**TASK REQUIREMENTS:** Make an exact copy of the entries, and keep any pictures out of it.

[Plotting code records]
○ ○ ○
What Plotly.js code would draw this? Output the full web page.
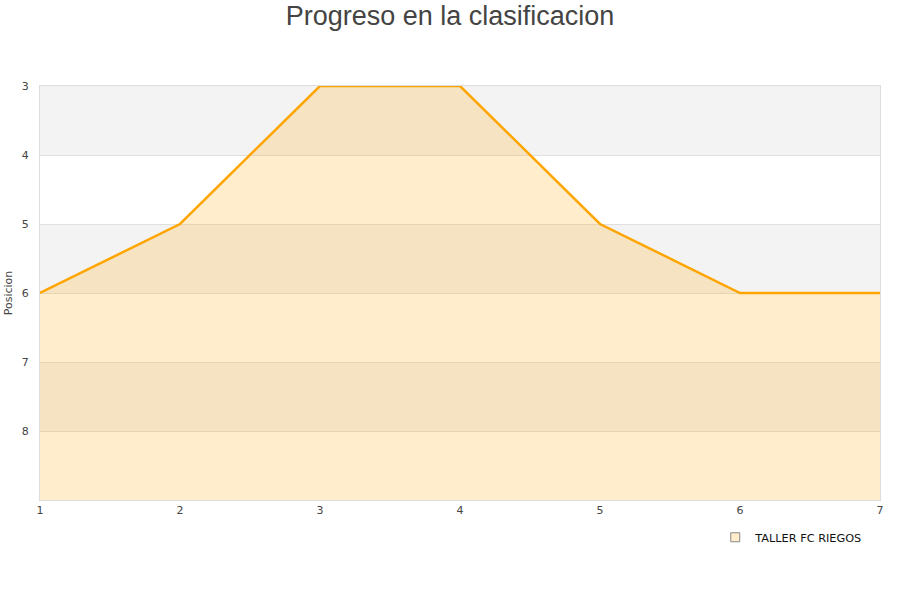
<!DOCTYPE html>
<html><head><meta charset="utf-8">
<script src="https://cdn.plot.ly/plotly-3.0.1.min.js"></script>
<style>body{margin:0;}#c{width:900px;height:600px;}</style>
</head><body><div id="c"></div>
<script>
const jornadas = [1, 2, 3, 4, 5, 6, 7];
const posiciones = [6, 5, 3, 3, 5, 6, 6];
const equipo = "TALLER FC RIEGOS";
const yTicks = [3, 4, 5, 6, 7, 8];
const yMin = 3, yMax = 9;

const bands = [];
for (let v = yMin; v < yMax; v += 2) {
  bands.push({type:'rect', xref:'paper', yref:'y', x0:0, x1:1, y0:v, y1:v+1,
    fillcolor:'#f3f3f3', line:{width:0}, layer:'below'});
}

const traces = [
  {x: jornadas, y: jornadas.map(()=>yMax), mode:'lines', line:{width:0},
   showlegend:false, hoverinfo:'skip'},
  {x: jornadas, y: posiciones, mode:'lines', fill:'tonexty',
   fillcolor:'rgba(255,165,0,0.2)', line:{color:'#FFA500', width:2.5},
   name: equipo, showlegend:false, cliponaxis:false},
  {x:[null], y:[null], mode:'markers', name: equipo,
   marker:{symbol:'square', size:9, color:'#FFEDCC', line:{color:'#888', width:1}}}
];

const layout = {
  width:900, height:600,
  margin:{l:40, r:20, t:86, b:100},
  paper_bgcolor:'#fff', plot_bgcolor:'rgba(0,0,0,0)',
  title:{text:'Progreso en la clasificacion', x:0.5, xanchor:'center', y:0.99, yanchor:'top',
    font:{family:'Liberation Sans, Arial, sans-serif', size:27, color:'#444'}},
  font:{family:'DejaVu Sans, sans-serif', size:11, color:'#444'},
  shapes: bands,
  xaxis:{range:[1,7], tickvals:jornadas, showgrid:false, zeroline:false,
    showline:true, mirror:true, linecolor:'#dddddd', linewidth:1, ticks:'',
    tickfont:{size:11, color:'#444'}},
  yaxis:{range:[yMax,yMin], tickvals:yTicks, showgrid:true, gridcolor:'#e0e0e0',
    zeroline:false, showline:true, mirror:true, linecolor:'#dddddd', ticks:'',
    ticklabelstandoff:8,
    tickfont:{size:11, color:'#444'},
    title:{text:'Posicion', font:{size:11, color:'#444'}, standoff:6}},
  showlegend:true,
  legend:{x:0.986, xanchor:'right', y:-0.055, yanchor:'top', orientation:'h',
    font:{size:11.3, color:'#111'}, bgcolor:'rgba(0,0,0,0)'}
};
Plotly.newPlot('c', traces, layout, {displayModeBar:false, staticPlot:true});
</script></body></html>
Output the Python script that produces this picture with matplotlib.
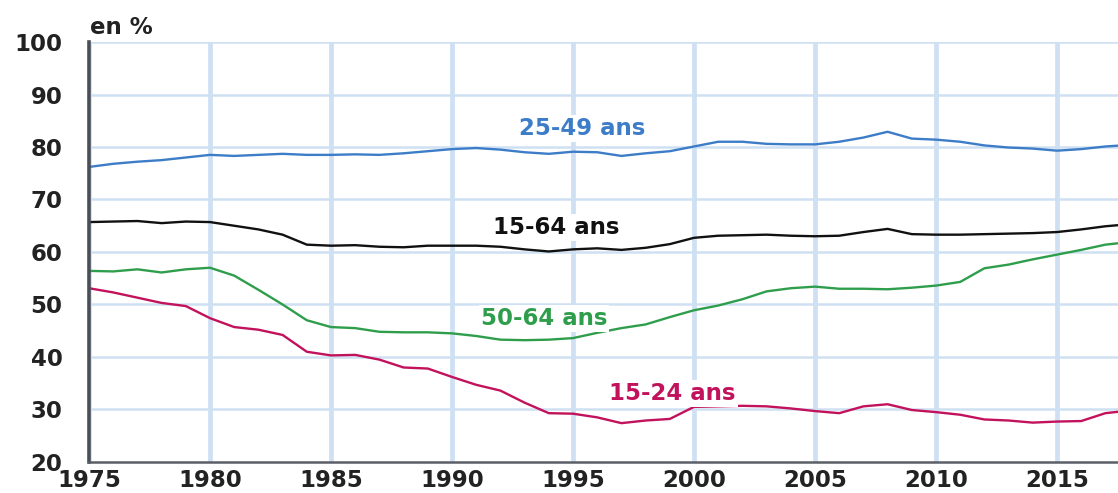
import numpy as np
import matplotlib
matplotlib.use("Agg")
import matplotlib.pyplot as plt

# taux d'emploi par tranche d'age, 1975-2018
years = list(range(1975, 2019))

age_25_49 = [76.2, 76.8, 77.2, 77.5, 78.0, 78.5, 78.3, 78.5, 78.7, 78.5,
             78.5, 78.6, 78.5, 78.8, 79.2, 79.6, 79.8, 79.5, 79.0, 78.7,
             79.1, 79.0, 78.3, 78.8, 79.2, 80.1, 81.0, 81.0, 80.6, 80.5,
             80.5, 81.0, 81.8, 82.9, 81.6, 81.4, 81.0, 80.3, 79.9, 79.7,
             79.3, 79.6, 80.1, 80.4]

age_15_64 = [65.7, 65.8, 65.9, 65.5, 65.8, 65.7, 65.0, 64.3, 63.3, 61.4,
             61.2, 61.3, 61.0, 60.9, 61.2, 61.2, 61.2, 61.0, 60.5, 60.1,
             60.5, 60.7, 60.4, 60.8, 61.5, 62.7, 63.1, 63.2, 63.3, 63.1,
             63.0, 63.1, 63.8, 64.4, 63.4, 63.3, 63.3, 63.4, 63.5, 63.6,
             63.8, 64.3, 64.9, 65.3]

age_50_64 = [56.4, 56.3, 56.7, 56.1, 56.7, 57.0, 55.5, 52.8, 50.0, 47.0,
             45.7, 45.5, 44.8, 44.7, 44.7, 44.5, 44.0, 43.3, 43.2, 43.3,
             43.6, 44.6, 45.5, 46.2, 47.6, 48.9, 49.8, 51.0, 52.5, 53.1,
             53.4, 53.0, 53.0, 52.9, 53.2, 53.6, 54.3, 56.9, 57.6, 58.6,
             59.5, 60.4, 61.4, 61.9]

age_15_24 = [53.1, 52.3, 51.3, 50.3, 49.7, 47.4, 45.7, 45.2, 44.2, 41.0,
             40.3, 40.4, 39.5, 38.0, 37.8, 36.2, 34.7, 33.6, 31.3, 29.3,
             29.2, 28.5, 27.4, 27.9, 28.2, 30.5, 30.6, 30.7, 30.6, 30.2,
             29.7, 29.3, 30.6, 31.0, 29.9, 29.5, 29.0, 28.1, 27.9, 27.5,
             27.7, 27.8, 29.3, 29.8]

labels = ["25-49 ans", "15-64 ans", "50-64 ans", "15-24 ans"]
colors = ["#3d7dc8", "#111111", "#2f9e4c", "#c2125c"]
label_pos = [(1995.4, 83.6), (1994.3, 64.7), (1993.8, 47.4), (1999.1, 33.1)]

fig = plt.figure(figsize=(11.18, 4.93), dpi=100)
ax = fig.add_axes([0.0796, 0.0629, 0.9204, 0.8519])

grid_col = "#cfe0f3"
for x in range(1975, 2020, 5):
    ax.axvline(x, color=grid_col, lw=3.4, zorder=0)
for y in range(30, 101, 10):
    ax.axhline(y, color=grid_col, lw=1.8, zorder=0)

series = [age_25_49, age_15_64, age_50_64, age_15_24]
for vals, col in zip(series, colors):
    ax.plot(years, vals, color=col, lw=1.7, zorder=2)

for lab, col, (lx, ly) in zip(labels, colors, label_pos):
    ax.text(lx, ly, lab, color=col, fontsize=16.5, fontweight="bold",
            ha="center", va="center", zorder=3,
            bbox=dict(facecolor="white", edgecolor="none", pad=1.5))

ax.set_xlim(1975, 2017.52)
ax.set_ylim(20, 100)
ax.set_xticks(range(1975, 2020, 5))
ax.set_yticks(range(20, 101, 10))
ax.tick_params(axis="both", length=0, labelsize=16.5, labelcolor="#222222")
for t in ax.get_xticklabels() + ax.get_yticklabels():
    t.set_fontweight("bold")
ax.tick_params(axis="y", pad=19)
ax.tick_params(axis="x", pad=5)

for s in ["top", "right"]:
    ax.spines[s].set_visible(False)
ax.spines["left"].set_color("#4a4f57")
ax.spines["left"].set_linewidth(2.6)
ax.spines["bottom"].set_color("#5a5f66")
ax.spines["bottom"].set_linewidth(1.8)
ax.spines["left"].set_zorder(4)
ax.spines["bottom"].set_zorder(4)

fig.text(0.0805, 0.944, "en %", fontsize=16.5, fontweight="bold",
         color="#222222", ha="left", va="center")

fig.savefig("out.png", dpi=100)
○ ○ ○
**THE SOLUTION:**
What Plotly.js code would draw this? Output the full web page.
<!DOCTYPE html>
<html><head><meta charset="utf-8">
<script src="https://cdn.plot.ly/plotly-3.0.1.min.js"></script>
<style>body{margin:0;}#c{width:900px;height:600px;}</style>
</head><body><div id="c"></div>
<script>
const jornadas = [1, 2, 3, 4, 5, 6, 7];
const posiciones = [6, 5, 3, 3, 5, 6, 6];
const equipo = "TALLER FC RIEGOS";
const yTicks = [3, 4, 5, 6, 7, 8];
const yMin = 3, yMax = 9;

const bands = [];
for (let v = yMin; v < yMax; v += 2) {
  bands.push({type:'rect', xref:'paper', yref:'y', x0:0, x1:1, y0:v, y1:v+1,
    fillcolor:'#f3f3f3', line:{width:0}, layer:'below'});
}

const traces = [
  {x: jornadas, y: jornadas.map(()=>yMax), mode:'lines', line:{width:0},
   showlegend:false, hoverinfo:'skip'},
  {x: jornadas, y: posiciones, mode:'lines', fill:'tonexty',
   fillcolor:'rgba(255,165,0,0.2)', line:{color:'#FFA500', width:2.5},
   name: equipo, showlegend:false, cliponaxis:false},
  {x:[null], y:[null], mode:'markers', name: equipo,
   marker:{symbol:'square', size:9, color:'#FFEDCC', line:{color:'#888', width:1}}}
];

const layout = {
  width:900, height:600,
  margin:{l:40, r:20, t:86, b:100},
  paper_bgcolor:'#fff', plot_bgcolor:'rgba(0,0,0,0)',
  title:{text:'Progreso en la clasificacion', x:0.5, xanchor:'center', y:0.99, yanchor:'top',
    font:{family:'Liberation Sans, Arial, sans-serif', size:27, color:'#444'}},
  font:{family:'DejaVu Sans, sans-serif', size:11, color:'#444'},
  shapes: bands,
  xaxis:{range:[1,7], tickvals:jornadas, showgrid:false, zeroline:false,
    showline:true, mirror:true, linecolor:'#dddddd', linewidth:1, ticks:'',
    tickfont:{size:11, color:'#444'}},
  yaxis:{range:[yMax,yMin], tickvals:yTicks, showgrid:true, gridcolor:'#e0e0e0',
    zeroline:false, showline:true, mirror:true, linecolor:'#dddddd', ticks:'',
    ticklabelstandoff:8,
    tickfont:{size:11, color:'#444'},
    title:{text:'Posicion', font:{size:11, color:'#444'}, standoff:6}},
  showlegend:true,
  legend:{x:0.986, xanchor:'right', y:-0.055, yanchor:'top', orientation:'h',
    font:{size:11.3, color:'#111'}, bgcolor:'rgba(0,0,0,0)'}
};
Plotly.newPlot('c', traces, layout, {displayModeBar:false, staticPlot:true});
</script></body></html>
Output the Python script that produces this picture with matplotlib.
import numpy as np
import matplotlib
matplotlib.use("Agg")
import matplotlib.pyplot as plt

# taux d'emploi par tranche d'age, 1975-2018
years = list(range(1975, 2019))

age_25_49 = [76.2, 76.8, 77.2, 77.5, 78.0, 78.5, 78.3, 78.5, 78.7, 78.5,
             78.5, 78.6, 78.5, 78.8, 79.2, 79.6, 79.8, 79.5, 79.0, 78.7,
             79.1, 79.0, 78.3, 78.8, 79.2, 80.1, 81.0, 81.0, 80.6, 80.5,
             80.5, 81.0, 81.8, 82.9, 81.6, 81.4, 81.0, 80.3, 79.9, 79.7,
             79.3, 79.6, 80.1, 80.4]

age_15_64 = [65.7, 65.8, 65.9, 65.5, 65.8, 65.7, 65.0, 64.3, 63.3, 61.4,
             61.2, 61.3, 61.0, 60.9, 61.2, 61.2, 61.2, 61.0, 60.5, 60.1,
             60.5, 60.7, 60.4, 60.8, 61.5, 62.7, 63.1, 63.2, 63.3, 63.1,
             63.0, 63.1, 63.8, 64.4, 63.4, 63.3, 63.3, 63.4, 63.5, 63.6,
             63.8, 64.3, 64.9, 65.3]

age_50_64 = [56.4, 56.3, 56.7, 56.1, 56.7, 57.0, 55.5, 52.8, 50.0, 47.0,
             45.7, 45.5, 44.8, 44.7, 44.7, 44.5, 44.0, 43.3, 43.2, 43.3,
             43.6, 44.6, 45.5, 46.2, 47.6, 48.9, 49.8, 51.0, 52.5, 53.1,
             53.4, 53.0, 53.0, 52.9, 53.2, 53.6, 54.3, 56.9, 57.6, 58.6,
             59.5, 60.4, 61.4, 61.9]

age_15_24 = [53.1, 52.3, 51.3, 50.3, 49.7, 47.4, 45.7, 45.2, 44.2, 41.0,
             40.3, 40.4, 39.5, 38.0, 37.8, 36.2, 34.7, 33.6, 31.3, 29.3,
             29.2, 28.5, 27.4, 27.9, 28.2, 30.5, 30.6, 30.7, 30.6, 30.2,
             29.7, 29.3, 30.6, 31.0, 29.9, 29.5, 29.0, 28.1, 27.9, 27.5,
             27.7, 27.8, 29.3, 29.8]

labels = ["25-49 ans", "15-64 ans", "50-64 ans", "15-24 ans"]
colors = ["#3d7dc8", "#111111", "#2f9e4c", "#c2125c"]
label_pos = [(1995.4, 83.6), (1994.3, 64.7), (1993.8, 47.4), (1999.1, 33.1)]

fig = plt.figure(figsize=(11.18, 4.93), dpi=100)
ax = fig.add_axes([0.0796, 0.0629, 0.9204, 0.8519])

grid_col = "#cfe0f3"
for x in range(1975, 2020, 5):
    ax.axvline(x, color=grid_col, lw=3.4, zorder=0)
for y in range(30, 101, 10):
    ax.axhline(y, color=grid_col, lw=1.8, zorder=0)

series = [age_25_49, age_15_64, age_50_64, age_15_24]
for vals, col in zip(series, colors):
    ax.plot(years, vals, color=col, lw=1.7, zorder=2)

for lab, col, (lx, ly) in zip(labels, colors, label_pos):
    ax.text(lx, ly, lab, color=col, fontsize=16.5, fontweight="bold",
            ha="center", va="center", zorder=3,
            bbox=dict(facecolor="white", edgecolor="none", pad=1.5))

ax.set_xlim(1975, 2017.52)
ax.set_ylim(20, 100)
ax.set_xticks(range(1975, 2020, 5))
ax.set_yticks(range(20, 101, 10))
ax.tick_params(axis="both", length=0, labelsize=16.5, labelcolor="#222222")
for t in ax.get_xticklabels() + ax.get_yticklabels():
    t.set_fontweight("bold")
ax.tick_params(axis="y", pad=19)
ax.tick_params(axis="x", pad=5)

for s in ["top", "right"]:
    ax.spines[s].set_visible(False)
ax.spines["left"].set_color("#4a4f57")
ax.spines["left"].set_linewidth(2.6)
ax.spines["bottom"].set_color("#5a5f66")
ax.spines["bottom"].set_linewidth(1.8)
ax.spines["left"].set_zorder(4)
ax.spines["bottom"].set_zorder(4)

fig.text(0.0805, 0.944, "en %", fontsize=16.5, fontweight="bold",
         color="#222222", ha="left", va="center")

fig.savefig("out.png", dpi=100)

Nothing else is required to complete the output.